Mallonee speaks of his own faith as "a joyous little journey." Having moved uncomfortably through evangelical circles, he has begun to explore the religion of his childhood. "I was born into Roman Catholicism and raised and nurtured through it. I began a study after several friends suggested that I take a look at what it is that was missing for me. Three fifths of my library over the years has been made up of godly men and women who were Catholics, whether it was Flannery O'Connor, Mother Teresa, or [Thomas] Merton or [Walker] Percy, you name it. These people hold the faith with intellectual credibility, so I just figured it was worth checking out."

Having struggled since to create his art on his own terms while beating out a living on the road, it's not surprising that the first word Mallonee sings on the record is "failure." Since the album was recorded, they have again lost their second guitarist, Kenny Hutson. But, by now, Mallonee has learned to take personnel changes as opportunities. "We've kind of transformed ourselves into a ragged garage-y three-piece band, that has a lot more of that college [radio] piss and venom about it, I suppose," he explains.

With an electric amp on his acoustic setup, Mallonee is trying out "a real sloshy and kind of grindy sounding, very Neil Young or Grant Lee Buffalo sounding, but without the obnoxious amounts of stage volume," contrasting the emotion of his new sound, which includes Jake Bradley's electric 12-string and mandolin, with "just the two guitars, bass, and drums, and a cloud-of-dust thing that we'd been doing for two years."

VoL has signed to do two more records for Compass, and there's a solo album for Bill Mallonee expected, too. But don't expect sermons or Scripture turned to song from Vigilantes of Love. You're more likely to hear the stories of life's saddest realities and the simple assertion that "Earth has no sorrow, Heaven can't heal."

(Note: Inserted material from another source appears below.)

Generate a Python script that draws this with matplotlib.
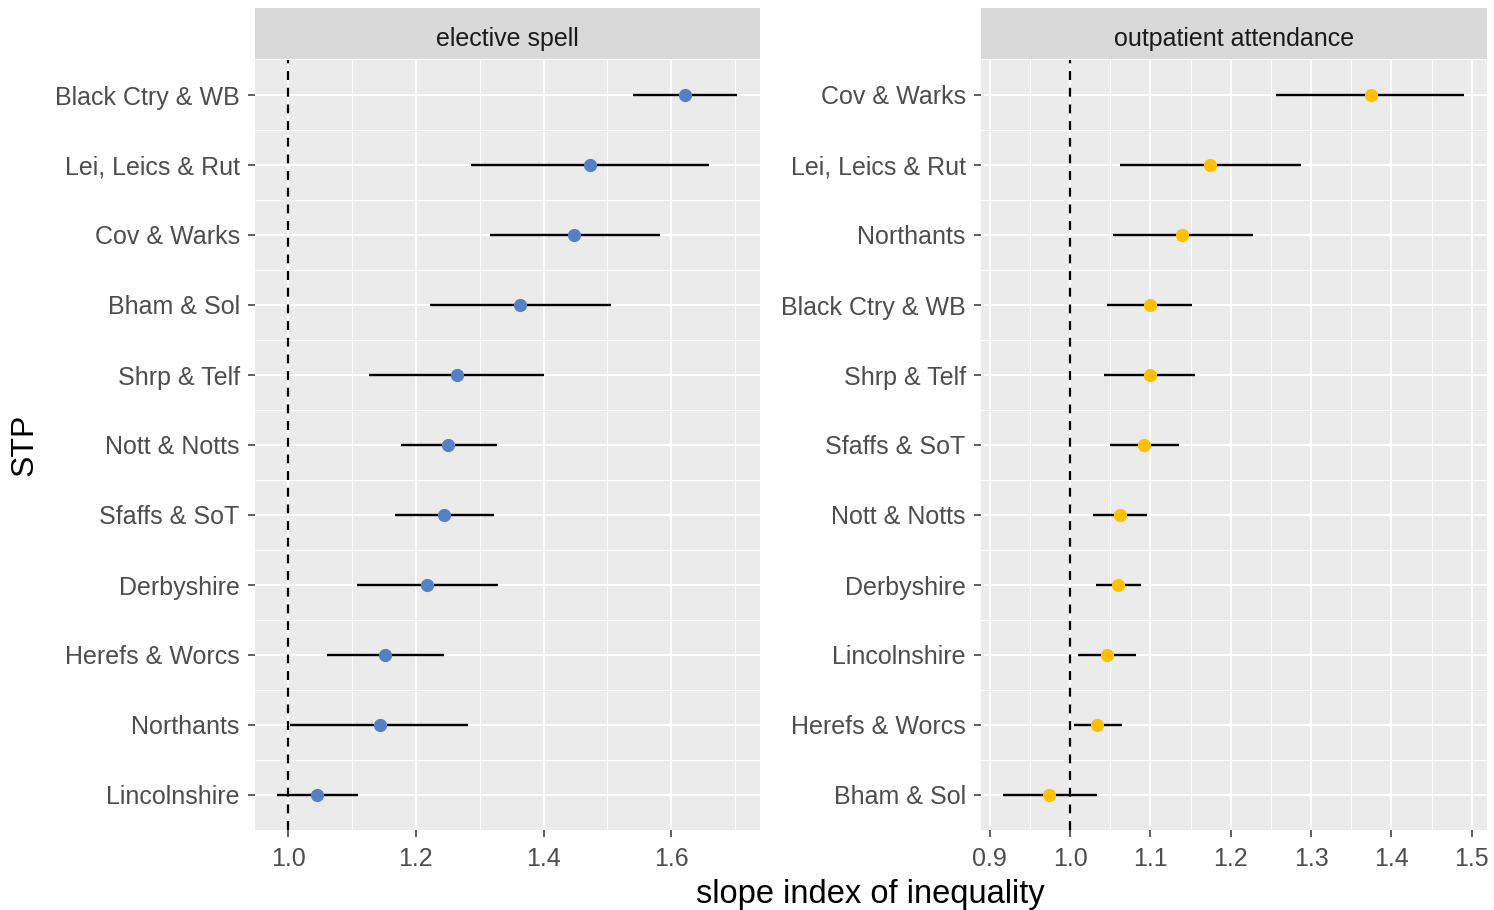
import numpy as np
import matplotlib
matplotlib.use("Agg")
import matplotlib.pyplot as plt
from matplotlib.ticker import MultipleLocator

plt.rcParams["font.family"] = ["Liberation Sans", "DejaVu Sans"]

# ── Daten (von oben nach unten) ──────────────────────────────────────────────
elective_stp = ["Black Ctry & WB", "Lei, Leics & Rut", "Cov & Warks", "Bham & Sol",
                "Shrp & Telf", "Nott & Notts", "Sfaffs & SoT", "Derbyshire",
                "Herefs & Worcs", "Northants", "Lincolnshire"]
elective_sii = [1.622, 1.473, 1.448, 1.363, 1.264, 1.251, 1.244, 1.218, 1.152, 1.144, 1.045]
elective_lo = [1.540, 1.287, 1.316, 1.222, 1.127, 1.177, 1.168, 1.108, 1.061, 1.003, 0.982]
elective_hi = [1.703, 1.659, 1.582, 1.506, 1.400, 1.327, 1.322, 1.328, 1.244, 1.282, 1.109]

outpat_stp = ["Cov & Warks", "Lei, Leics & Rut", "Northants", "Black Ctry & WB",
              "Shrp & Telf", "Sfaffs & SoT", "Nott & Notts", "Derbyshire",
              "Lincolnshire", "Herefs & Worcs", "Bham & Sol"]
outpat_sii = [1.374, 1.174, 1.139, 1.099, 1.099, 1.092, 1.062, 1.060, 1.046, 1.034, 0.974]
outpat_lo = [1.256, 1.062, 1.053, 1.046, 1.042, 1.049, 1.028, 1.032, 1.010, 1.005, 0.916]
outpat_hi = [1.490, 1.287, 1.228, 1.152, 1.156, 1.135, 1.096, 1.088, 1.082, 1.065, 1.033]

# ── Figure ───────────────────────────────────────────────────────────────────
W, H = 1494, 910
fig = plt.figure(figsize=(W / 100, H / 100), dpi=100)

def px_box(x0, y0, x1, y1):
    return [x0 / W, 1 - y1 / H, (x1 - x0) / W, (y1 - y0) / H]

panels = [
    dict(title="elective spell", stp=elective_stp, sii=elective_sii, lo=elective_lo,
         hi=elective_hi, color="#5581C4", box=(255, 60, 760, 830),
         xlim=(0.948, 1.739), major=0.2, minor=0.1, fmt="{:.1f}"),
    dict(title="outpatient attendance", stp=outpat_stp, sii=outpat_sii, lo=outpat_lo,
         hi=outpat_hi, color="#FFC000", box=(981, 60, 1487, 830),
         xlim=(0.889, 1.519), major=0.1, minor=0.05, fmt="{:.1f}"),
]

for p in panels:
    x0, y0, x1, y1 = p["box"]
    ax = fig.add_axes(px_box(x0, y0, x1, y1))
    ax.set_facecolor("#EBEBEB")
    n = len(p["stp"])
    y = np.arange(n)[::-1]

    ax.axvline(1.0, color="black", linestyle=(0, (4, 3.5)), linewidth=1.6, zorder=2)
    ax.hlines(y, p["lo"], p["hi"], color="black", linewidth=1.7, zorder=3)
    ax.plot(p["sii"], y, "o", color=p["color"], markersize=8.5, zorder=4)

    ax.set_xlim(*p["xlim"])
    ax.set_ylim(-0.5, n - 0.5)
    ax.xaxis.set_major_locator(MultipleLocator(p["major"]))
    ax.xaxis.set_minor_locator(MultipleLocator(p["minor"]))
    ax.set_yticks(y)
    ax.set_yticks(np.arange(n - 1) + 0.5, minor=True)
    ax.set_yticklabels(p["stp"])

    ax.grid(which="major", color="white", linewidth=1.5, zorder=0)
    ax.grid(which="minor", color="white", linewidth=0.75, zorder=0)
    ax.set_axisbelow(True)
    for s in ax.spines.values():
        s.set_visible(False)

    ax.tick_params(which="major", length=5, width=1.1, color="#333333",
                   labelsize=18, labelcolor="#4D4D4D")
    ax.tick_params(which="minor", length=0)
    ticks = [t for t in ax.get_xticks() if p["xlim"][0] <= t <= p["xlim"][1]]
    ax.set_xticks(ticks)
    ax.set_xticklabels([p["fmt"].format(t) for t in ticks])
    ax.tick_params(axis="x", pad=7)
    ax.tick_params(axis="y", pad=6)

    # Streifen mit Facettentitel
    strip = fig.add_axes(px_box(x0, 8, x1, y0 - 1))
    strip.set_facecolor("#D9D9D9")
    strip.set_xticks([])
    strip.set_yticks([])
    for s in strip.spines.values():
        s.set_visible(False)
    strip.text(0.5, 0.4, p["title"], ha="center", va="center", fontsize=18,
               color="#1A1A1A", transform=strip.transAxes)

# ── Achsentitel ──────────────────────────────────────────────────────────────
fig.text(870 / W, 1 - 894 / H, "slope index of inequality", ha="center", va="center",
         fontsize=23.5, color="black")
fig.text(25 / W, 1 - 445 / H, "STP", ha="center", va="center", rotation=90,
         fontsize=23, color="black")

fig.savefig("out.png", dpi=100, facecolor="white")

"I'm not trying to sell anyone on my position, or to convert anyone," shares Mallonee as we're signing off. "If that happens that's great, and we are prepared to name the hope that sustains us. What it does is allow me to affirm the significance of life and love in all sorts of little corners of the earth. Doing rock and roll, which has become such a cult of celebrity these days, it allows me to relax and affirm that there is no little place or little people. I think it comes out in the music, it affirms life and love and the little things."